[Start of Data for processing]

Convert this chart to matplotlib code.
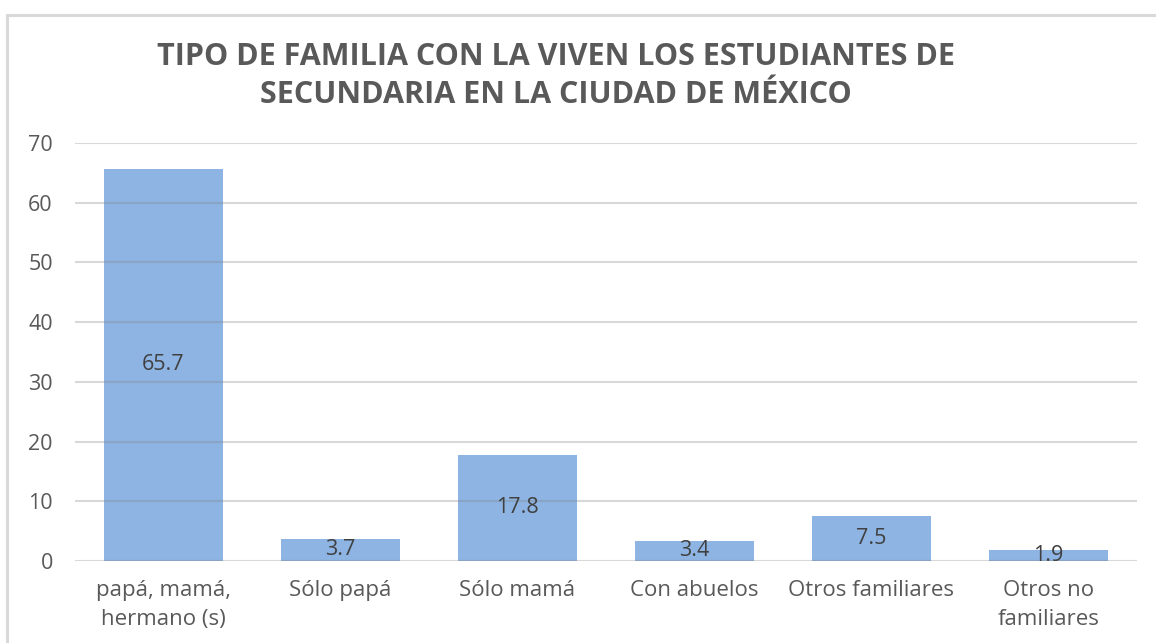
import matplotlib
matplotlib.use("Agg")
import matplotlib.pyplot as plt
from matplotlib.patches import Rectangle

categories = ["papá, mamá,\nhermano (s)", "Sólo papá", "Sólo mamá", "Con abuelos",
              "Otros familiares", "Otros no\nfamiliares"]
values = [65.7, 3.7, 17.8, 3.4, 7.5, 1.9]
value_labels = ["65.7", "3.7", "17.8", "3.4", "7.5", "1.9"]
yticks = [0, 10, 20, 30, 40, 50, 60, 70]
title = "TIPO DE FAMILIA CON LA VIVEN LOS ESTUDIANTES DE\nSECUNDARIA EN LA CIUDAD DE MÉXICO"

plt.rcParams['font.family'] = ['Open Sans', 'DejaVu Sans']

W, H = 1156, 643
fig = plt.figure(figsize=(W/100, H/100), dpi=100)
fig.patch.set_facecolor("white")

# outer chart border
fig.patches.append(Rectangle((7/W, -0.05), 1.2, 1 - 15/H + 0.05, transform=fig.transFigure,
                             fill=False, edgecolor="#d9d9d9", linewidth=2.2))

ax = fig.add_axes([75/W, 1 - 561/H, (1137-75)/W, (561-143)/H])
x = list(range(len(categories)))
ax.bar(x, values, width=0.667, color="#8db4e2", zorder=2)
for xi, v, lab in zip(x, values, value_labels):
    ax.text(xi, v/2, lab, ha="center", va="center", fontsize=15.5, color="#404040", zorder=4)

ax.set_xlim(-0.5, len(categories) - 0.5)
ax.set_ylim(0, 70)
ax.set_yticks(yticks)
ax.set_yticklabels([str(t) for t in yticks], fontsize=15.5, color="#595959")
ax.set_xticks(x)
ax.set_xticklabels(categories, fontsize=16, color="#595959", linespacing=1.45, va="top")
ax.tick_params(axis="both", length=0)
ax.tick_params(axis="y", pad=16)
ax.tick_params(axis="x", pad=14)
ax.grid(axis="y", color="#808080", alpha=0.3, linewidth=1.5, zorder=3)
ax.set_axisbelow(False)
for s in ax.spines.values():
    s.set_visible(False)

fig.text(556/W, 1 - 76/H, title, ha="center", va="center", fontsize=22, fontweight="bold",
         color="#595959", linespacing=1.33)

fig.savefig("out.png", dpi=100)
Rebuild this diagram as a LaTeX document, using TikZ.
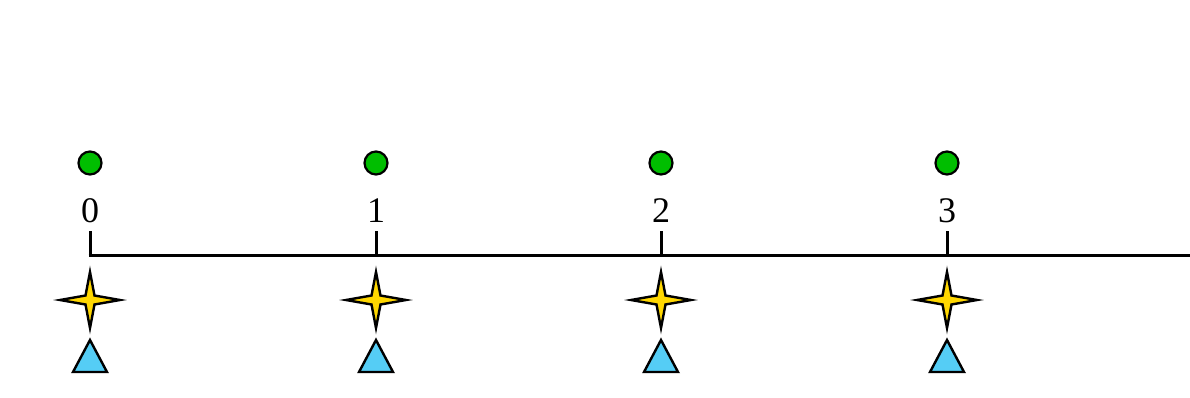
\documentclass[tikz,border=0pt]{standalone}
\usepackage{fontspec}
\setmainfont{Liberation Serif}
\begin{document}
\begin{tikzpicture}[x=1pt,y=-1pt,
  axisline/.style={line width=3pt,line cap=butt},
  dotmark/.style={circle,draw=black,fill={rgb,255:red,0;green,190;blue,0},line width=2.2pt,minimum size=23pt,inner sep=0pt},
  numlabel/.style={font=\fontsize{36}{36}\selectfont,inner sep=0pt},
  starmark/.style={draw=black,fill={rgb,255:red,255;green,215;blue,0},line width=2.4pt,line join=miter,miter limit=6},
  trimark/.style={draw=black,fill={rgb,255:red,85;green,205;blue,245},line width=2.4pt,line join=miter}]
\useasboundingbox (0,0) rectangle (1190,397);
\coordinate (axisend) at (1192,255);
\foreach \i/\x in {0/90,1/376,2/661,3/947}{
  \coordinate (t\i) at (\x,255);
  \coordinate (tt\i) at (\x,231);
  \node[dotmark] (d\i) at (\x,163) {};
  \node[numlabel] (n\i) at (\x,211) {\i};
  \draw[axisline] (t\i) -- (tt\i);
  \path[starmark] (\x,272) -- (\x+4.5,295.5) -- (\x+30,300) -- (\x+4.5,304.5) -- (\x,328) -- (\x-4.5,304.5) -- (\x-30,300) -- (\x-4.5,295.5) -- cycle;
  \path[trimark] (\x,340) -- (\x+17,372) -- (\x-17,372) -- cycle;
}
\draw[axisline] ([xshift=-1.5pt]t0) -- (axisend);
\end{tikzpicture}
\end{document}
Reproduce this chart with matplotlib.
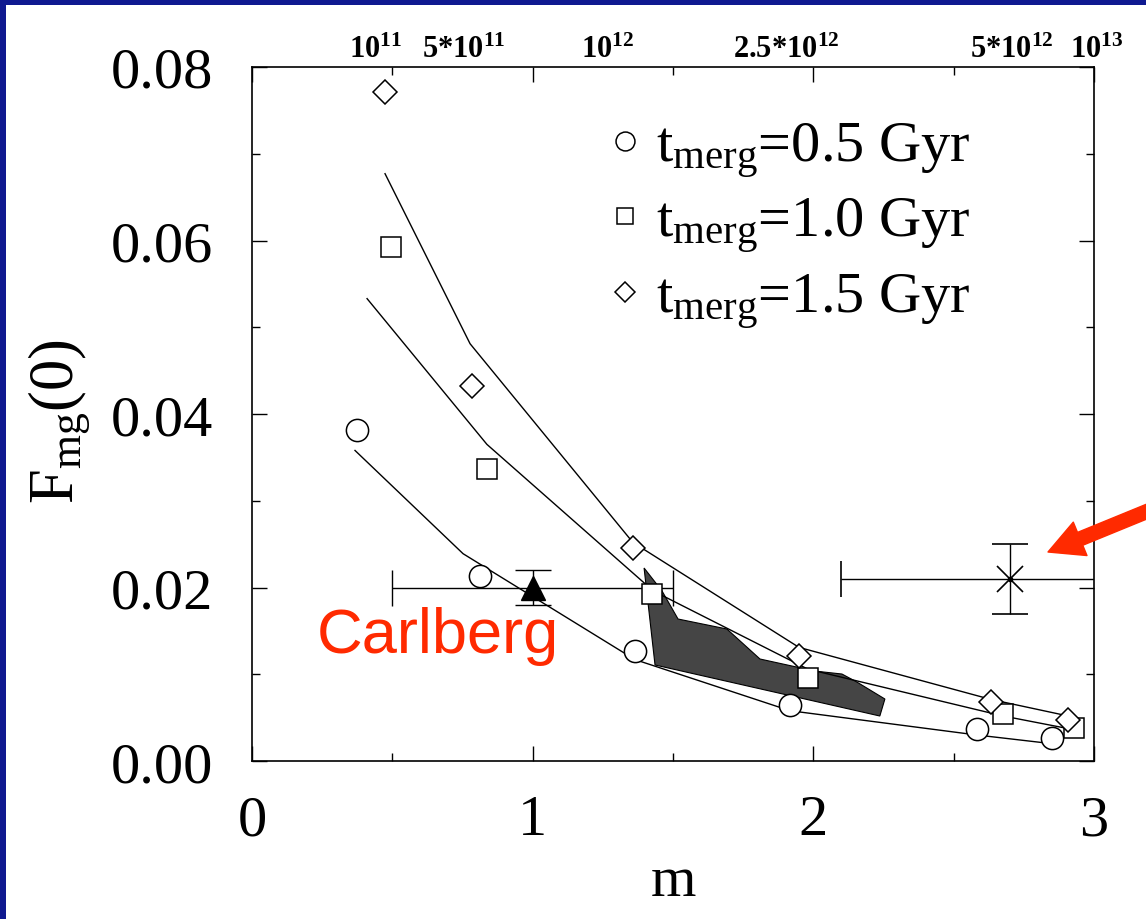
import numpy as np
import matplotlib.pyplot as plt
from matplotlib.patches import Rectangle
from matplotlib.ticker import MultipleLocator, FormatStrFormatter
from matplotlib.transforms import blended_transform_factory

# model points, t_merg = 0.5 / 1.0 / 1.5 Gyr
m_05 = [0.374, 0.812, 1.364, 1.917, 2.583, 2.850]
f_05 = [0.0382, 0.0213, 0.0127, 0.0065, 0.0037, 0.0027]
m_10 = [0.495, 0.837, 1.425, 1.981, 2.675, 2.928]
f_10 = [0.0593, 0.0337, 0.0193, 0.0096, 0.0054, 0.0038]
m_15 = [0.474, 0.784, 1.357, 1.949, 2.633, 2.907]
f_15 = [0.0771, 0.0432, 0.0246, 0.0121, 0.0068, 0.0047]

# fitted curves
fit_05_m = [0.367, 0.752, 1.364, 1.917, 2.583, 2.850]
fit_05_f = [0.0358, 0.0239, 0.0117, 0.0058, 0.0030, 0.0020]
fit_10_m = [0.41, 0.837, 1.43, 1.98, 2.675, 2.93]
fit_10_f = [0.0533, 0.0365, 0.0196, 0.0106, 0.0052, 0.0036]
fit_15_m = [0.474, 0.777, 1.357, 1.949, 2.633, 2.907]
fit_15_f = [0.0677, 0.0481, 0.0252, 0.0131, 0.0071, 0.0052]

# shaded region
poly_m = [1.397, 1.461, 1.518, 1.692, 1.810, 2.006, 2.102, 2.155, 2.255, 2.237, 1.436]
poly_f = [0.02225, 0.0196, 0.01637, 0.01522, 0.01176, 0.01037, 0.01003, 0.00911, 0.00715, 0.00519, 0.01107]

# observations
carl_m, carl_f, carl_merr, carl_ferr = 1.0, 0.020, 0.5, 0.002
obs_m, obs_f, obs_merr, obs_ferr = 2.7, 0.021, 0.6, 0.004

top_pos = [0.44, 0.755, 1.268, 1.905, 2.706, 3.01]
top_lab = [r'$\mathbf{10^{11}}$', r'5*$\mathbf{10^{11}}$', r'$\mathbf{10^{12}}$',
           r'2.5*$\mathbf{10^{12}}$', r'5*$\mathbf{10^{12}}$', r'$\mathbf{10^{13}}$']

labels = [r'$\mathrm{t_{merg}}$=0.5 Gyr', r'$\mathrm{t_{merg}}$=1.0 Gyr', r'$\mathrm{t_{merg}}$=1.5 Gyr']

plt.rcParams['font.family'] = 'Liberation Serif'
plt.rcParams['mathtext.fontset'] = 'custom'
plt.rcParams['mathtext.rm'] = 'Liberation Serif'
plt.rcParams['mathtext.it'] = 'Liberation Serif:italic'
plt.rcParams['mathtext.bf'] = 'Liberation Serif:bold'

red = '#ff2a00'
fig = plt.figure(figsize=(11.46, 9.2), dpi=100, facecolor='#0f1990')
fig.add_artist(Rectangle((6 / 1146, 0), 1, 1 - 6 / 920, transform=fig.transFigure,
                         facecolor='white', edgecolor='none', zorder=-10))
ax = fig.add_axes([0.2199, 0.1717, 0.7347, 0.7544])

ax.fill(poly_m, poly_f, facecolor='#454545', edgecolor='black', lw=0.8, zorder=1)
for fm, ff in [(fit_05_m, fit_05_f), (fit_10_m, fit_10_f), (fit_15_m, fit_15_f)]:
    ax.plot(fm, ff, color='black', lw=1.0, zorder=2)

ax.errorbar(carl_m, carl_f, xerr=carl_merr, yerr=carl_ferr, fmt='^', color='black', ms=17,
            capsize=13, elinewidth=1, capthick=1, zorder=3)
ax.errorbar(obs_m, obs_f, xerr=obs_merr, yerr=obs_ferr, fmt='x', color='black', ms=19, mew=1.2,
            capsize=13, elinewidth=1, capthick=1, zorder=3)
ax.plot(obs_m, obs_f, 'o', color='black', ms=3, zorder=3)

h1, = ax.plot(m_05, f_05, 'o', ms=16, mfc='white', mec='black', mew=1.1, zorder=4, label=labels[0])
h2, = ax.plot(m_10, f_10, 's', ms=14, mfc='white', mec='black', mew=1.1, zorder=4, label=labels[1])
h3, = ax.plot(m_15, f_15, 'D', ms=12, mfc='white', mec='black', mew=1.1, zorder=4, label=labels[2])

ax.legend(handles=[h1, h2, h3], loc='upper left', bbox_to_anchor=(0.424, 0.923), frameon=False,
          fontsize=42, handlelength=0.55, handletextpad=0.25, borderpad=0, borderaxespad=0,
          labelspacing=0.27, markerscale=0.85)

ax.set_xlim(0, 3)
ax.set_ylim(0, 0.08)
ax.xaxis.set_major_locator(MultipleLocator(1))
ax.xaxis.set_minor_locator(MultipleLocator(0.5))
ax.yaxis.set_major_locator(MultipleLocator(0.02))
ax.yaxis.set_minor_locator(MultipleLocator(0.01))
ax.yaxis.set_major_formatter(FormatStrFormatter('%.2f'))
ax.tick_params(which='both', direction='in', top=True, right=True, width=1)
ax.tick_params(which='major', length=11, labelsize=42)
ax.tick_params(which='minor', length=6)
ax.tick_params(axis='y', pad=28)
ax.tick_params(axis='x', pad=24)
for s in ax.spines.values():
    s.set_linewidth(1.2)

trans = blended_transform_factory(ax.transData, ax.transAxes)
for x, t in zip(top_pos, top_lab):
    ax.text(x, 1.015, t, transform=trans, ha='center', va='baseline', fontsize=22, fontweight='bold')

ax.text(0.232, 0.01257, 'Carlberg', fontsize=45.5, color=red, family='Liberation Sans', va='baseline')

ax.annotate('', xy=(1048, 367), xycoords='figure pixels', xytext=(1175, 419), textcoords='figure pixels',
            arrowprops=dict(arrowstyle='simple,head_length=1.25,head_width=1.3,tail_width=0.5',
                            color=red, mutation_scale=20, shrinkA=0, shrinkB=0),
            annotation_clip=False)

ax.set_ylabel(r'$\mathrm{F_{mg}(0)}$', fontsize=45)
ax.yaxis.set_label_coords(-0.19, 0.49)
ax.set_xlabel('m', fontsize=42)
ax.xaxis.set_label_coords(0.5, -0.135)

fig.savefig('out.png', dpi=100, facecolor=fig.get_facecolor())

[End of Data for processing]

◆ **Task requirements**: Give again, word for word, the lines from the one that contains "Reproduce this chart with matplotlib." to the one that contains "from matplotlib.transforms import", both included. Omit the pictures.

◆ **Response to this exercise**:
Reproduce this chart with matplotlib.
import numpy as np
import matplotlib.pyplot as plt
from matplotlib.patches import Rectangle
from matplotlib.ticker import MultipleLocator, FormatStrFormatter
from matplotlib.transforms import blended_transform_factory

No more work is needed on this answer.